** BEGIN **
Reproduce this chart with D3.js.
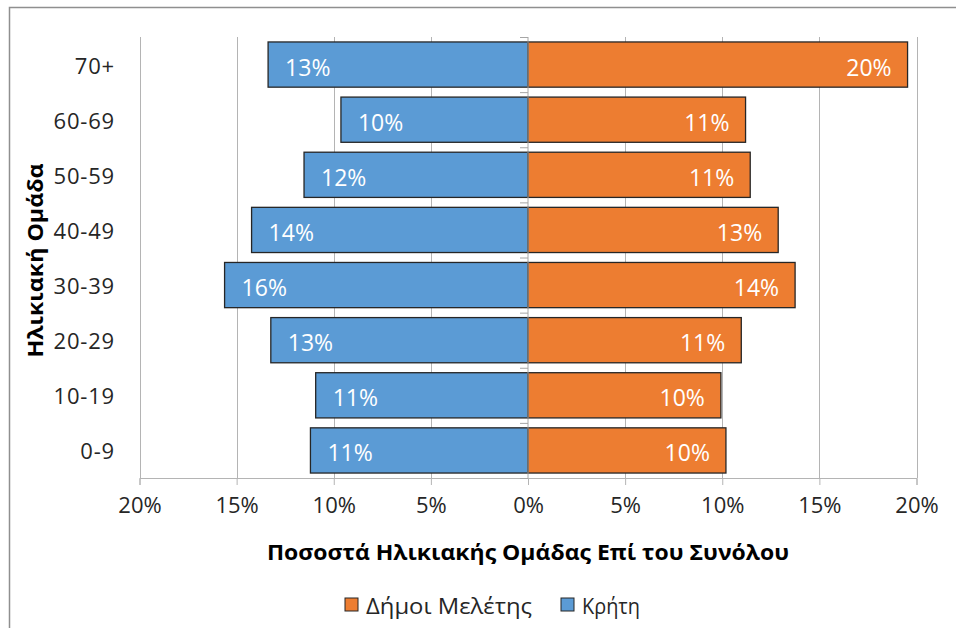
<!DOCTYPE html>
<html>
<head>
<meta charset="utf-8">
<script src="https://cdn.jsdelivr.net/npm/d3@7"></script>
<style>
  body { margin: 0; background: #fff; }
  text { font-family: "Open Sans", "Noto Sans", sans-serif; }
</style>
</head>
<body>
<svg id="chart" width="956" height="628"></svg>
<script>
// Age groups, top to bottom
const ageGroups = ["70+", "60-69", "50-59", "40-49", "30-39", "20-29", "10-19", "0-9"];
// Share of each age group in the total population (%)
const creteShare = [13.38, 9.63, 11.53, 14.23, 15.62, 13.24, 10.93, 11.20];
const studyShare = [19.54, 11.20, 11.44, 12.88, 13.75, 10.98, 9.93, 10.19];
// Axis ticks (signed: negatives are drawn to the left for Κρήτη)
const xTicks = [-20, -15, -10, -5, 0, 5, 10, 15, 20];
const seriesNames = ["Δήμοι Μελέτης", "Κρήτη"];
const seriesColors = ["#ED7D31", "#5B9BD5"];

const svg = d3.select("#chart");

// outer chart frame
svg.append("rect")
  .attr("x", 9.5).attr("y", 7.5)
  .attr("width", 980).attr("height", 660)
  .attr("fill", "none").attr("stroke", "#8f8f8f").attr("stroke-width", 1.5);

const x = d3.scaleLinear().domain([-20, 20]).range([139.5, 916.5]);
const y = d3.scaleBand().domain(ageGroups).range([37, 478])
  .paddingInner(0.18).paddingOuter(0.09);

const plotTop = 37, plotBottom = 478;
const pct = v => d3.format(".0f")(Math.abs(v)) + "%";

// vertical gridlines
svg.append("g").selectAll("line")
  .data(xTicks.filter(t => t !== 0))
  .join("line")
  .attr("x1", d => Math.round(x(d)) + 0.5).attr("x2", d => Math.round(x(d)) + 0.5)
  .attr("y1", plotTop).attr("y2", plotBottom)
  .attr("stroke", "#b4b4b4").attr("stroke-width", 1);

// horizontal axis with ticks below
const xAxis = d3.axisBottom(x).tickValues(xTicks).tickSize(7).tickFormat(pct);
const gx = svg.append("g").attr("transform", `translate(0,${plotBottom})`).call(xAxis);
gx.select(".domain").attr("stroke", "#b4b4b4");
gx.selectAll(".tick line").attr("stroke", "#b4b4b4");
gx.selectAll(".tick text")
  .attr("y", 19).attr("dy", "0.71em")
  .attr("font-size", 22).attr("fill", "#262626")
  .style("font-family", "'Open Sans', sans-serif");

// bars
const rows = ageGroups.map((g, i) => ({ group: g, crete: creteShare[i], study: studyShare[i] }));

svg.append("g").selectAll("rect")
  .data(rows).join("rect")
  .attr("x", d => x(-d.crete)).attr("width", d => x(0) - x(-d.crete))
  .attr("y", d => y(d.group)).attr("height", y.bandwidth())
  .attr("fill", seriesColors[1]).attr("stroke", "#262626").attr("stroke-width", 1.3);

svg.append("g").selectAll("rect")
  .data(rows).join("rect")
  .attr("x", x(0)).attr("width", d => x(d.study) - x(0))
  .attr("y", d => y(d.group)).attr("height", y.bandwidth())
  .attr("fill", seriesColors[0]).attr("stroke", "#262626").attr("stroke-width", 1.3);

// central axis with category ticks at band boundaries
const gy = svg.append("g");
gy.append("line")
  .attr("x1", x(0)).attr("x2", x(0)).attr("y1", plotTop).attr("y2", plotBottom)
  .attr("stroke", "#a6a6a6");
gy.selectAll("line.tk")
  .data(d3.range(ageGroups.length + 1))
  .join("line").attr("class", "tk")
  .attr("x1", x(0) - 8).attr("x2", x(0))
  .attr("y1", i => plotTop + i * y.step() + 0.5)
  .attr("y2", i => plotTop + i * y.step() + 0.5)
  .attr("stroke", "#a6a6a6");

// value labels inside the bars
svg.append("g").selectAll("text")
  .data(rows).join("text")
  .attr("x", d => x(-d.crete) + 17)
  .attr("y", d => y(d.group) + y.bandwidth() / 2 + 2)
  .attr("dominant-baseline", "central")
  .attr("font-size", 23).attr("fill", "#fff")
  .text(d => pct(d.crete));

svg.append("g").selectAll("text")
  .data(rows).join("text")
  .attr("x", d => x(d.study) - 16)
  .attr("y", d => y(d.group) + y.bandwidth() / 2 + 2)
  .attr("text-anchor", "end")
  .attr("dominant-baseline", "central")
  .attr("font-size", 23).attr("fill", "#fff")
  .text(d => pct(d.study));

// category labels
svg.append("g").selectAll("text")
  .data(ageGroups).join("text")
  .attr("x", 115)
  .attr("y", d => y(d) + y.bandwidth() / 2)
  .attr("text-anchor", "end")
  .attr("dominant-baseline", "central")
  .attr("font-size", 22).attr("fill", "#262626")
  .attr("letter-spacing", 0.8)
  .text(d => d);

// axis titles
svg.append("text")
  .attr("transform", `translate(34,${(plotTop + plotBottom) / 2 + 3}) rotate(-90)`)
  .attr("text-anchor", "middle").attr("dominant-baseline", "central")
  .attr("font-size", 22).attr("font-weight", "bold").attr("fill", "#000")
  .attr("textLength", 194).attr("lengthAdjust", "spacingAndGlyphs")
  .text("Ηλικιακή Ομάδα");

svg.append("text")
  .attr("x", x(0)).attr("y", 552)
  .attr("text-anchor", "middle").attr("dominant-baseline", "central")
  .attr("font-size", 21).attr("font-weight", "bold").attr("fill", "#000")
  .attr("textLength", 522).attr("lengthAdjust", "spacingAndGlyphs")
  .text("Ποσοστά Ηλικιακής Ομάδας Επί του Συνόλου");

// legend
const legend = svg.append("g");
const legendItems = [
  { name: seriesNames[0], color: seriesColors[0], x: 345, w: 166 },
  { name: seriesNames[1], color: seriesColors[1], x: 561, w: 58 }
];
const li = legend.selectAll("g").data(legendItems).join("g")
  .attr("transform", d => `translate(${d.x},598)`);
li.append("rect")
  .attr("width", 13).attr("height", 13)
  .attr("fill", d => d.color).attr("stroke", "#262626").attr("stroke-width", 1);
li.append("text")
  .attr("x", 21).attr("y", 7)
  .attr("dominant-baseline", "central")
  .attr("font-size", 22).attr("fill", "#262626")
  .attr("textLength", d => d.w).attr("lengthAdjust", "spacingAndGlyphs")
  .text(d => d.name);
</script>
</body>
</html>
** END **
Leave the images out and output the remaining material exactly as it stands.

§ Task result
Reproduce this chart with D3.js.
<!DOCTYPE html>
<html>
<head>
<meta charset="utf-8">
<script src="https://cdn.jsdelivr.net/npm/d3@7"></script>
<style>
  body { margin: 0; background: #fff; }
  text { font-family: "Open Sans", "Noto Sans", sans-serif; }
</style>
</head>
<body>
<svg id="chart" width="956" height="628"></svg>
<script>
// Age groups, top to bottom
const ageGroups = ["70+", "60-69", "50-59", "40-49", "30-39", "20-29", "10-19", "0-9"];
// Share of each age group in the total population (%)
const creteShare = [13.38, 9.63, 11.53, 14.23, 15.62, 13.24, 10.93, 11.20];
const studyShare = [19.54, 11.20, 11.44, 12.88, 13.75, 10.98, 9.93, 10.19];
// Axis ticks (signed: negatives are drawn to the left for Κρήτη)
const xTicks = [-20, -15, -10, -5, 0, 5, 10, 15, 20];
const seriesNames = ["Δήμοι Μελέτης", "Κρήτη"];
const seriesColors = ["#ED7D31", "#5B9BD5"];

const svg = d3.select("#chart");

// outer chart frame
svg.append("rect")
  .attr("x", 9.5).attr("y", 7.5)
  .attr("width", 980).attr("height", 660)
  .attr("fill", "none").attr("stroke", "#8f8f8f").attr("stroke-width", 1.5);

const x = d3.scaleLinear().domain([-20, 20]).range([139.5, 916.5]);
const y = d3.scaleBand().domain(ageGroups).range([37, 478])
  .paddingInner(0.18).paddingOuter(0.09);

const plotTop = 37, plotBottom = 478;
const pct = v => d3.format(".0f")(Math.abs(v)) + "%";

// vertical gridlines
svg.append("g").selectAll("line")
  .data(xTicks.filter(t => t !== 0))
  .join("line")
  .attr("x1", d => Math.round(x(d)) + 0.5).attr("x2", d => Math.round(x(d)) + 0.5)
  .attr("y1", plotTop).attr("y2", plotBottom)
  .attr("stroke", "#b4b4b4").attr("stroke-width", 1);

// horizontal axis with ticks below
const xAxis = d3.axisBottom(x).tickValues(xTicks).tickSize(7).tickFormat(pct);
const gx = svg.append("g").attr("transform", `translate(0,${plotBottom})`).call(xAxis);
gx.select(".domain").attr("stroke", "#b4b4b4");
gx.selectAll(".tick line").attr("stroke", "#b4b4b4");
gx.selectAll(".tick text")
  .attr("y", 19).attr("dy", "0.71em")
  .attr("font-size", 22).attr("fill", "#262626")
  .style("font-family", "'Open Sans', sans-serif");

// bars
const rows = ageGroups.map((g, i) => ({ group: g, crete: creteShare[i], study: studyShare[i] }));

svg.append("g").selectAll("rect")
  .data(rows).join("rect")
  .attr("x", d => x(-d.crete)).attr("width", d => x(0) - x(-d.crete))
  .attr("y", d => y(d.group)).attr("height", y.bandwidth())
  .attr("fill", seriesColors[1]).attr("stroke", "#262626").attr("stroke-width", 1.3);

svg.append("g").selectAll("rect")
  .data(rows).join("rect")
  .attr("x", x(0)).attr("width", d => x(d.study) - x(0))
  .attr("y", d => y(d.group)).attr("height", y.bandwidth())
  .attr("fill", seriesColors[0]).attr("stroke", "#262626").attr("stroke-width", 1.3);

// central axis with category ticks at band boundaries
const gy = svg.append("g");
gy.append("line")
  .attr("x1", x(0)).attr("x2", x(0)).attr("y1", plotTop).attr("y2", plotBottom)
  .attr("stroke", "#a6a6a6");
gy.selectAll("line.tk")
  .data(d3.range(ageGroups.length + 1))
  .join("line").attr("class", "tk")
  .attr("x1", x(0) - 8).attr("x2", x(0))
  .attr("y1", i => plotTop + i * y.step() + 0.5)
  .attr("y2", i => plotTop + i * y.step() + 0.5)
  .attr("stroke", "#a6a6a6");

// value labels inside the bars
svg.append("g").selectAll("text")
  .data(rows).join("text")
  .attr("x", d => x(-d.crete) + 17)
  .attr("y", d => y(d.group) + y.bandwidth() / 2 + 2)
  .attr("dominant-baseline", "central")
  .attr("font-size", 23).attr("fill", "#fff")
  .text(d => pct(d.crete));

svg.append("g").selectAll("text")
  .data(rows).join("text")
  .attr("x", d => x(d.study) - 16)
  .attr("y", d => y(d.group) + y.bandwidth() / 2 + 2)
  .attr("text-anchor", "end")
  .attr("dominant-baseline", "central")
  .attr("font-size", 23).attr("fill", "#fff")
  .text(d => pct(d.study));

// category labels
svg.append("g").selectAll("text")
  .data(ageGroups).join("text")
  .attr("x", 115)
  .attr("y", d => y(d) + y.bandwidth() / 2)
  .attr("text-anchor", "end")
  .attr("dominant-baseline", "central")
  .attr("font-size", 22).attr("fill", "#262626")
  .attr("letter-spacing", 0.8)
  .text(d => d);

// axis titles
svg.append("text")
  .attr("transform", `translate(34,${(plotTop + plotBottom) / 2 + 3}) rotate(-90)`)
  .attr("text-anchor", "middle").attr("dominant-baseline", "central")
  .attr("font-size", 22).attr("font-weight", "bold").attr("fill", "#000")
  .attr("textLength", 194).attr("lengthAdjust", "spacingAndGlyphs")
  .text("Ηλικιακή Ομάδα");

svg.append("text")
  .attr("x", x(0)).attr("y", 552)
  .attr("text-anchor", "middle").attr("dominant-baseline", "central")
  .attr("font-size", 21).attr("font-weight", "bold").attr("fill", "#000")
  .attr("textLength", 522).attr("lengthAdjust", "spacingAndGlyphs")
  .text("Ποσοστά Ηλικιακής Ομάδας Επί του Συνόλου");

// legend
const legend = svg.append("g");
const legendItems = [
  { name: seriesNames[0], color: seriesColors[0], x: 345, w: 166 },
  { name: seriesNames[1], color: seriesColors[1], x: 561, w: 58 }
];
const li = legend.selectAll("g").data(legendItems).join("g")
  .attr("transform", d => `translate(${d.x},598)`);
li.append("rect")
  .attr("width", 13).attr("height", 13)
  .attr("fill", d => d.color).attr("stroke", "#262626").attr("stroke-width", 1);
li.append("text")
  .attr("x", 21).attr("y", 7)
  .attr("dominant-baseline", "central")
  .attr("font-size", 22).attr("fill", "#262626")
  .attr("textLength", d => d.w).attr("lengthAdjust", "spacingAndGlyphs")
  .text(d => d.name);
</script>
</body>
</html>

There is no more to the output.